**WHAT IS NEEDED**
Count how many lines hold the string "this". Answer with that number and nothing more.

**Entries with chart source code**
┄┄┄┄┄┄┄┄┄┄┄┄┄┄┄┄┄┄┄┄
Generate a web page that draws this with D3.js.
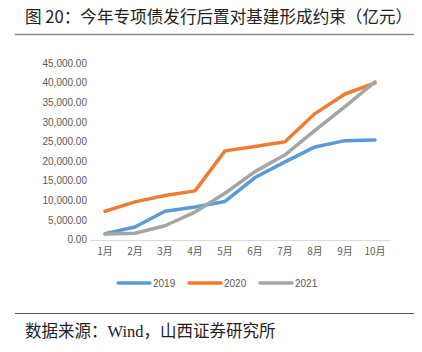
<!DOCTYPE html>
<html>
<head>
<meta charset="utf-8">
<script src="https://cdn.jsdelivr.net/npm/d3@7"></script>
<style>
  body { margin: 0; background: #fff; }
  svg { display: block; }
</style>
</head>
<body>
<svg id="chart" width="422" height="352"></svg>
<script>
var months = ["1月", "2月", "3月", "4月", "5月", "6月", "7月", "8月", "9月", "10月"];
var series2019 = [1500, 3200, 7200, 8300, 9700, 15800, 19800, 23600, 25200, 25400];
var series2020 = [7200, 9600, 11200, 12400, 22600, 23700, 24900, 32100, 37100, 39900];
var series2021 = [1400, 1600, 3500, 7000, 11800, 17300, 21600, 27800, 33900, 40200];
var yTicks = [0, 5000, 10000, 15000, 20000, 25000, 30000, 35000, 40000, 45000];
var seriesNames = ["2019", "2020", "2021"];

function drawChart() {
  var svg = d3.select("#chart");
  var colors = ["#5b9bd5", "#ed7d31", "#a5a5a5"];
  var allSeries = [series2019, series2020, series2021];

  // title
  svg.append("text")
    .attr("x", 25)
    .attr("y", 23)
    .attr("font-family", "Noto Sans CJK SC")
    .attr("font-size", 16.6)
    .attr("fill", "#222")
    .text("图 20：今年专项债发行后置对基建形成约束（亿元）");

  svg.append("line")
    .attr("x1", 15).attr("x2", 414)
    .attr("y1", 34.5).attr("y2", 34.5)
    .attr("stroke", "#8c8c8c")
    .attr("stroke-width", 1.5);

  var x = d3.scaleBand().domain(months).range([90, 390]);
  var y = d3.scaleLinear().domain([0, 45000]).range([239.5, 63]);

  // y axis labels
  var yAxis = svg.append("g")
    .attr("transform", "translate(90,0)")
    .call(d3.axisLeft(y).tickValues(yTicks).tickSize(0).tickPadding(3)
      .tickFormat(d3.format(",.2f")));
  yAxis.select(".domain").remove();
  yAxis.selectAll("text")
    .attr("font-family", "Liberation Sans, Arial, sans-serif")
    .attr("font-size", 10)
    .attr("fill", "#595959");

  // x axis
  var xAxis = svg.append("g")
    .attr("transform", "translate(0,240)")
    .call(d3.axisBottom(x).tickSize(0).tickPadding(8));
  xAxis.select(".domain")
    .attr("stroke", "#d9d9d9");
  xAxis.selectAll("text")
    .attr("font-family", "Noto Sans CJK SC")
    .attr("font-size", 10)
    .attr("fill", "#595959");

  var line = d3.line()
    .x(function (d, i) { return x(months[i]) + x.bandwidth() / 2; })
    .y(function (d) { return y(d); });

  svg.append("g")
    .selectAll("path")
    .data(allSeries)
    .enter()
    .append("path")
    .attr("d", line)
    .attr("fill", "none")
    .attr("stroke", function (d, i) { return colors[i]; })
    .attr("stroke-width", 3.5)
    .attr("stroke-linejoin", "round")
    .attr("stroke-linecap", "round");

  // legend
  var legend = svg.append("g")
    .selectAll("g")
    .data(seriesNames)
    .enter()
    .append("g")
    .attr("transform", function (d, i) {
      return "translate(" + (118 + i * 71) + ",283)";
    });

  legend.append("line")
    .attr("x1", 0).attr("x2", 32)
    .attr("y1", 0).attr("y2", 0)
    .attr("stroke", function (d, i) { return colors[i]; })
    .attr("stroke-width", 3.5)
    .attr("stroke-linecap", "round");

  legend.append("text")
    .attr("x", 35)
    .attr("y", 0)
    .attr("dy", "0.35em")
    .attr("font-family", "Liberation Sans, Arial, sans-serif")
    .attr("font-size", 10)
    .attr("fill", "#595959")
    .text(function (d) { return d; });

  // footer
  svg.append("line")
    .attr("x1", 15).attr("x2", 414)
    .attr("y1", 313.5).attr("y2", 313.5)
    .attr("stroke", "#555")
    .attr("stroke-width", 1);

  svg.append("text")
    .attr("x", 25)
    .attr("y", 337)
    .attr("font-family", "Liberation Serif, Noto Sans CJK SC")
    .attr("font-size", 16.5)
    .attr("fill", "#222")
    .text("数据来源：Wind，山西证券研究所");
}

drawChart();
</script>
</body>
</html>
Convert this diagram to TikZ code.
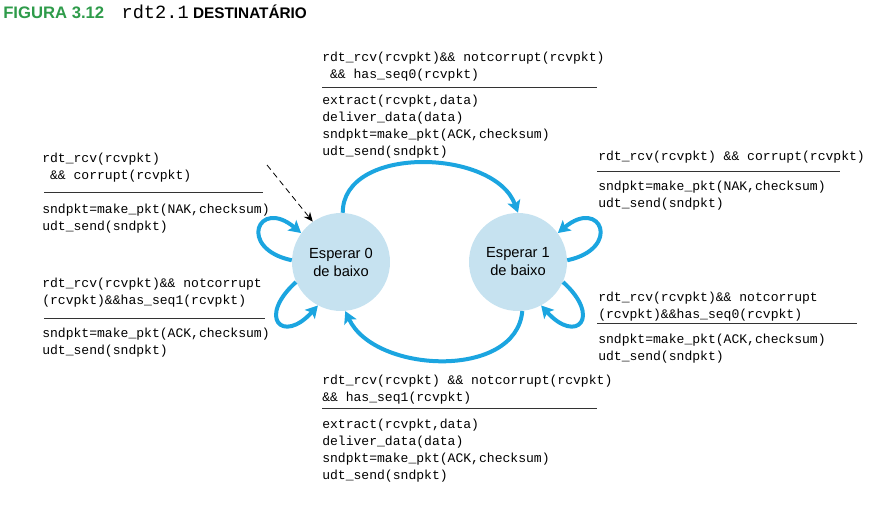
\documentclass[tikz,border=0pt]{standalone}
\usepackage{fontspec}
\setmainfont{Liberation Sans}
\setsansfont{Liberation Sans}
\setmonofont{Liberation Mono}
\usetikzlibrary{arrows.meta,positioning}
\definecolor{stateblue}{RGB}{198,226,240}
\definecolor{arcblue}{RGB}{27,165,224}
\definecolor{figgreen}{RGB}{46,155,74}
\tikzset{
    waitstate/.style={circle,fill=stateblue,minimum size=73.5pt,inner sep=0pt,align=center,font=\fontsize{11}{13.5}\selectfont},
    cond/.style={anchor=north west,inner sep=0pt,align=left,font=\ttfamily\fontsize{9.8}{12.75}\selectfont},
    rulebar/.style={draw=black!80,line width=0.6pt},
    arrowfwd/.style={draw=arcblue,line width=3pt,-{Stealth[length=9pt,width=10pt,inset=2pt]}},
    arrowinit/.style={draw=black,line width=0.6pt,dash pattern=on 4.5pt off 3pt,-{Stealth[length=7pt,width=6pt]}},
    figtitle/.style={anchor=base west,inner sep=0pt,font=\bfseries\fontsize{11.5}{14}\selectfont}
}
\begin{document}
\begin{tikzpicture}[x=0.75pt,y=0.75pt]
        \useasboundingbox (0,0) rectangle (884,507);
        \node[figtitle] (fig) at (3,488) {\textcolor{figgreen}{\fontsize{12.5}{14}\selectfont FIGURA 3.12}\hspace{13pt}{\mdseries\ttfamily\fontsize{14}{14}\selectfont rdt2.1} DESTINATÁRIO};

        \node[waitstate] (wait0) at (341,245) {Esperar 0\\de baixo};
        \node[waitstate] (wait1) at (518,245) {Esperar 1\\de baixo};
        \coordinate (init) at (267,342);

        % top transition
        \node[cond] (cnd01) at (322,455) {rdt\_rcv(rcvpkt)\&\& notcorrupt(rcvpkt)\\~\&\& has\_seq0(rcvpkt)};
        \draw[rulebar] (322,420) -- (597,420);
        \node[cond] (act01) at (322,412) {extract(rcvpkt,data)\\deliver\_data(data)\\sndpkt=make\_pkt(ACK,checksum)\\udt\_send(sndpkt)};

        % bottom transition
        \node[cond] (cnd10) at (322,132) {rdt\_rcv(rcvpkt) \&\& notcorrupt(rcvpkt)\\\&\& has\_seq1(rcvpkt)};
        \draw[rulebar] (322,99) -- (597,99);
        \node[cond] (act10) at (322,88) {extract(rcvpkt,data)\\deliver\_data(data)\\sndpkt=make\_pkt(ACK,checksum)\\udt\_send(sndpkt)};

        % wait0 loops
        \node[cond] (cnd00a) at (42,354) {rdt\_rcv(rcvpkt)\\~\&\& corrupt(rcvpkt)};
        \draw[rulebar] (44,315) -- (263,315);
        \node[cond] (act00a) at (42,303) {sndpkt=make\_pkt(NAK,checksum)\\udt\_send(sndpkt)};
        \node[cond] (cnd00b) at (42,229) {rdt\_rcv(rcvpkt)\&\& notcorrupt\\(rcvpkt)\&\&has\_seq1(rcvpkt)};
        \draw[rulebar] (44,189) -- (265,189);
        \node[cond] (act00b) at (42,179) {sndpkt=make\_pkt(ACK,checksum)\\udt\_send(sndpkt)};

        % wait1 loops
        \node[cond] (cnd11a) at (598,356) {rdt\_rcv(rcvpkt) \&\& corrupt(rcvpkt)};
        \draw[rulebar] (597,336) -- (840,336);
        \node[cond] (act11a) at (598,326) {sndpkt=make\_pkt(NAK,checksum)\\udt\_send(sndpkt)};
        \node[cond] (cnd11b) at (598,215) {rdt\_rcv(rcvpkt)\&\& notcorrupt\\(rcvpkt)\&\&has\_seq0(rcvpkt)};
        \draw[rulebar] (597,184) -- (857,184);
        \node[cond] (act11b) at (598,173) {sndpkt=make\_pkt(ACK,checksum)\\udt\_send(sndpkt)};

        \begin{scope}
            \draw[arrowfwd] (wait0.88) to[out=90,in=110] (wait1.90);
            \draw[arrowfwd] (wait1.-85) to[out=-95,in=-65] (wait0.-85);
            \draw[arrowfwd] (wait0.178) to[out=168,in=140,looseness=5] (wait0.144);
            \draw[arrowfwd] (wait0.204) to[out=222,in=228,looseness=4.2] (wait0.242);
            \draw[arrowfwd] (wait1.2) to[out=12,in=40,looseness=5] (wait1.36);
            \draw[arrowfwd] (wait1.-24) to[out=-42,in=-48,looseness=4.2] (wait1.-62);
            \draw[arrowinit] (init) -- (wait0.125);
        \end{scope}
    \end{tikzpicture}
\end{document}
┄┄┄┄┄┄┄┄┄┄┄┄┄┄┄┄┄┄┄┄
**RIGHT ANSWER**
2